Reputation: 2111
I am currently in the process of renaming a product that my team is producing (with appropriate refactoring of variables, service interfaces, class names, and so on). For the RPM renaming portion of this exercise, I have been told to use the obsoletes
tag. I'm now in the bugfix phase, it's not acting as I expect it to, and I've realized that part of my problem is I don't know exactly what RPM does in response to that tag. I've read a number of online resources but none of them covers Obsoletes in any depth, and they all seem to be focused on "when to use" rather than details of expected results.

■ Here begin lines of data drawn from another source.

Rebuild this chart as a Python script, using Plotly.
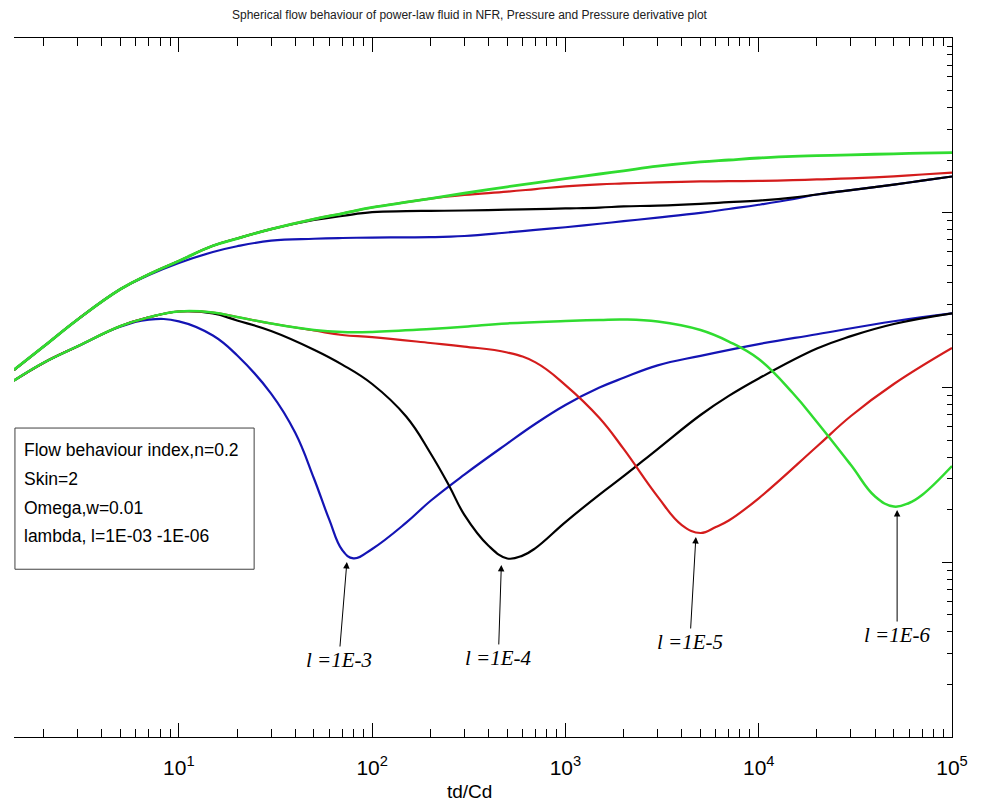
import math
import plotly.graph_objects as go

# ---------------- data ----------------
# dimensionless time td/Cd
t_p = [1.4, 2, 3, 5, 7, 10, 15, 20, 30, 50, 70, 100, 150, 200, 300, 500, 700, 1000,
       1500, 2000, 3000, 5000, 7000, 1e4, 1.5e4, 2e4, 3e4, 5e4, 7e4, 1e5]

# pressure curves (one per lambda)
p_l3 = [1.259, 1.717, 2.455, 3.66, 4.40, 5.16, 5.96, 6.43, 6.92, 7.10, 7.17, 7.21, 7.23, 7.25,
        7.36, 7.71, 7.97, 8.26, 8.65, 8.95, 9.38, 9.99, 10.51, 11.11, 11.94, 12.72, 13.48,
        14.49, 15.26, 16.13]
p_l4 = [1.259, 1.717, 2.455, 3.66, 4.45, 5.30, 6.47, 7.12, 8.06, 9.09, 9.58, 10.07, 10.21,
        10.25, 10.30, 10.41, 10.49, 10.58, 10.70, 10.87, 10.99, 11.25, 11.49, 11.74, 12.21,
        12.72, 13.48, 14.49, 15.26, 16.13]
p_l5 = [1.259, 1.717, 2.455, 3.66, 4.45, 5.30, 6.47, 7.12, 8.06, 9.20, 9.90, 10.72, 11.49,
        12.05, 12.64, 13.20, 13.66, 14.17, 14.55, 14.71, 14.92, 15.10, 15.16, 15.22, 15.36,
        15.52, 15.74, 16.17, 16.55, 16.97]
p_l6 = [1.259, 1.717, 2.455, 3.66, 4.45, 5.30, 6.47, 7.12, 8.06, 9.20, 9.90, 10.72, 11.49,
        12.05, 12.93, 14.08, 14.82, 15.66, 16.66, 17.38, 18.47, 19.54, 20.04, 20.57, 21.04,
        21.21, 21.46, 21.74, 21.92, 22.06]

# pressure derivative curves
t_d3 = [1.4, 2, 3, 5, 7, 10, 15, 20, 30, 40, 50, 60, 70, 80, 100, 150, 200, 300, 500, 700,
        1000, 1500, 2000, 3000, 5000, 1e4, 2e4, 5e4, 1e5]
d_l3 = [1.094, 1.387, 1.723, 2.234, 2.447, 2.392, 1.984, 1.529, 0.923, 0.5506, 0.3015,
        0.1752, 0.1175, 0.1053, 0.1191, 0.1684, 0.2241, 0.3174, 0.4775, 0.6199, 0.794,
        0.9986, 1.136, 1.338, 1.518, 1.772, 2.018, 2.395, 2.658]

t_d4 = [1.4, 2, 3, 5, 7, 10, 15, 20, 30, 50, 70, 100, 150, 200, 250, 300, 400, 500, 600, 700,
        1000, 1500, 2000, 3000, 5000, 7000, 1e4, 2e4, 3e4, 5e4, 1e5]
d_l4 = [1.094, 1.387, 1.723, 2.248, 2.521, 2.722, 2.651, 2.418, 2.105, 1.645, 1.352, 1.047,
        0.682, 0.4219, 0.2742, 0.1868, 0.1243, 0.1051, 0.1091, 0.1205, 0.1697, 0.2439,
        0.3108, 0.4446, 0.696, 0.895, 1.126, 1.670, 1.968, 2.309, 2.658]

t_d5 = [1.4, 2, 3, 5, 7, 10, 15, 20, 30, 50, 70, 100, 200, 300, 500, 700, 1000, 1500, 2000,
        3000, 4000, 5000, 6000, 7000, 1e4, 2e4, 3e4, 5e4, 1e5]
d_l5 = [1.094, 1.387, 1.723, 2.248, 2.521, 2.722, 2.686, 2.531, 2.324, 2.119, 1.997, 1.941,
        1.798, 1.714, 1.586, 1.392, 1.033, 0.669, 0.445, 0.2375, 0.1633, 0.1470, 0.1591,
        0.1733, 0.2323, 0.4596, 0.687, 1.047, 1.683]

t_d6 = [1.4, 2, 3, 5, 7, 10, 15, 20, 30, 50, 70, 100, 200, 300, 500, 1000, 1500, 2000, 3000,
        5000, 7000, 1e4, 1.5e4, 2e4, 3e4, 4e4, 5e4, 6e4, 7e4, 1e5]
d_l6 = [1.094, 1.387, 1.723, 2.248, 2.521, 2.722, 2.686, 2.531, 2.324, 2.133, 2.078, 2.081,
        2.161, 2.225, 2.327, 2.402, 2.434, 2.450, 2.386, 2.133, 1.833, 1.456, 0.930, 0.635,
        0.360, 0.2378, 0.2084, 0.2183, 0.2426, 0.3555]

# lambda labels and the derivative dips they point at
dip_labels = ["l =1E-3", "l =1E-4", "l =1E-5", "l =1E-6"]
dip_t = [74, 466, 4730, 52000]
dip_v = [0.1003, 0.0965, 0.1395, 0.199]

x_ticks = [10, 100, 1000, 1e4, 1e5]
x_ticktext = ["10<sup>1</sup>", "10<sup>2</sup>", "10<sup>3</sup>", "10<sup>4</sup>", "10<sup>5</sup>"]
y_ticks = [0.01, 0.1, 1, 10, 100]

info_lines = ["Flow behaviour index,n=0.2", "Skin=2", "Omega,w=0.01", "lambda, l=1E-03 -1E-06"]

# ---------------- styling ----------------
BLUE = "#1414b4"
BLACK = "#000000"
RED = "#d41c1c"
GREEN = "#30dc30"
SANS = "Liberation Sans, Arial, sans-serif"
SERIF = "Liberation Serif, Times New Roman, serif"

fig = go.Figure()

curves = [
    (t_p, p_l3, BLUE, 2.2), (t_p, p_l4, BLACK, 2.2), (t_p, p_l5, RED, 2.2),
    (t_d3, d_l3, BLUE, 2.2), (t_d4, d_l4, BLACK, 2.2), (t_d5, d_l5, RED, 2.2),
    (t_p, p_l6, GREEN, 2.8), (t_d6, d_l6, GREEN, 2.5),
]
for t, v, c, w in curves:
    fig.add_trace(go.Scatter(
        x=t, y=v, mode="lines",
        line=dict(color=c, width=w, shape="spline", smoothing=1.2),
        showlegend=False, hoverinfo="skip",
    ))

def minor_vals(lo_exp, hi_exp):
    return [m * 10 ** e for e in range(lo_exp, hi_exp) for m in range(2, 10)]

fig.update_xaxes(
    type="log", range=[0.147, 5.0],
    showline=True, linecolor="black", linewidth=1, mirror="allticks",
    ticks="inside", ticklen=14, tickwidth=1, tickcolor="black",
    tickmode="array", tickvals=x_ticks, ticktext=x_ticktext,
    tickfont=dict(family=SANS, size=21, color="black"), ticklabelstandoff=12,
    minor=dict(ticks="inside", ticklen=8, tickwidth=1, tickcolor="black",
               tickmode="array", tickvals=minor_vals(0, 5), showgrid=False),
    showgrid=False, zeroline=False,
)
fig.update_yaxes(
    type="log", range=[-2, 2], side="right",
    showline=True, linecolor="black", linewidth=1, mirror=False,
    ticks="inside", ticklen=10, tickwidth=1, tickcolor="black",
    tickmode="array", tickvals=y_ticks, showticklabels=False,
    minor=dict(ticks="inside", ticklen=5, tickwidth=1, tickcolor="black",
               tickmode="array", tickvals=minor_vals(-2, 2), showgrid=False),
    showgrid=False, zeroline=False,
)

annotations = [
    dict(text="Spherical flow behaviour of power-law fluid in NFR, Pressure and Pressure derivative plot",
         xref="paper", yref="paper", x=0.486, y=1.033, showarrow=False,
         xanchor="center", yanchor="middle", font=dict(family=SANS, size=12, color="#202020")),
    dict(text="td/Cd", xref="paper", yref="paper", x=0.486, y=-0.078, showarrow=False,
         xanchor="center", yanchor="middle", font=dict(family=SANS, size=19, color="black")),
]
# text block inside the parameter box, one line per entry
line_y = [0.411, 0.369, 0.327, 0.287]
for txt, yy in zip(info_lines, line_y):
    annotations.append(dict(text=txt, xref="paper", yref="paper", x=0.0085, y=yy,
                            showarrow=False, xanchor="left", yanchor="middle",
                            font=dict(family=SANS, size=17.5, color="black")))

offsets = [(-8, 98), (-3, 93), (-6, 105), (0, 125)]
for lab, t, v, (ax, ay) in zip(dip_labels, dip_t, dip_v, offsets):
    annotations.append(dict(
        text=lab, x=math.log10(t), y=math.log10(v),
        xref="x", yref="y", showarrow=True, ax=ax, ay=ay, axref="pixel", ayref="pixel",
        arrowhead=2, arrowsize=1.3, arrowwidth=1, arrowcolor="black", standoff=0,
        font=dict(family=SERIF, size=21, color="black", style="italic"),
    ))

fig.update_layout(
    width=983, height=807,
    margin=dict(l=14, r=31, t=38, b=70),
    paper_bgcolor="white", plot_bgcolor="white",
    annotations=annotations,
    shapes=[dict(type="rect", xref="paper", yref="paper", x0=0.001, x1=0.256, y0=0.240, y1=0.442,
                 line=dict(color="#404040", width=1), fillcolor="rgba(0,0,0,0)", layer="above")],
)

fig.write_html("out.html")
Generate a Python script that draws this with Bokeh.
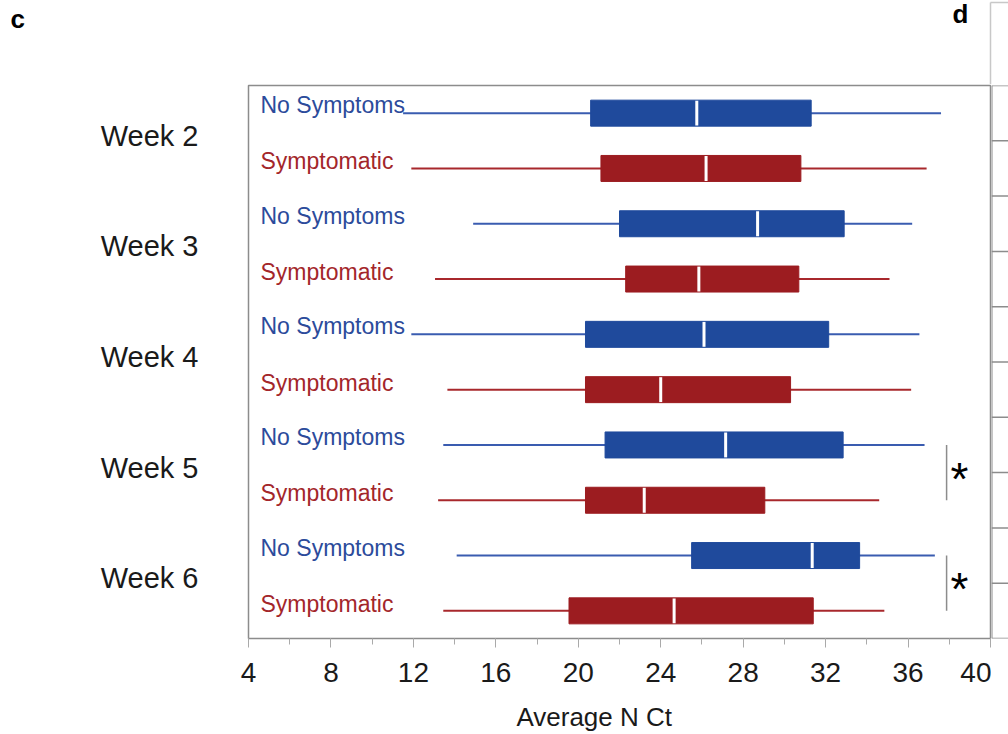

My best guess after reading the online stuff but prior to running into conflicting evidence was something like "When you install an RPM with an obsoletes-tagged capability string, any installed RPM with that capability string as its name string is uninstalled, probably. Something may or may not happen to RPMs that provide that capability without that being their particular name, or who provide that capability and also other capabilities. Who knows what making it an update rather than an install does." If someone could provide an answer at that level of detail without the confusion or (as it turns out) inaccuracy, that would be appreciated. If there are any special rules about obsoletes/provides vs just obsoletes, that would also be helpful.
Upvotes: 8
Views: 3680
Reputation: 2111
Well, I found out my particular problem, and it's part of the answer, so I'm adding it here. The obsoletes tag doesn't do anything under rpm -i
. It only works under rpm -U
. I'm not accepting this as the answer, though, as it's not complete, and I really would still like to have a complete version (and I suspect others would find it helpful as well).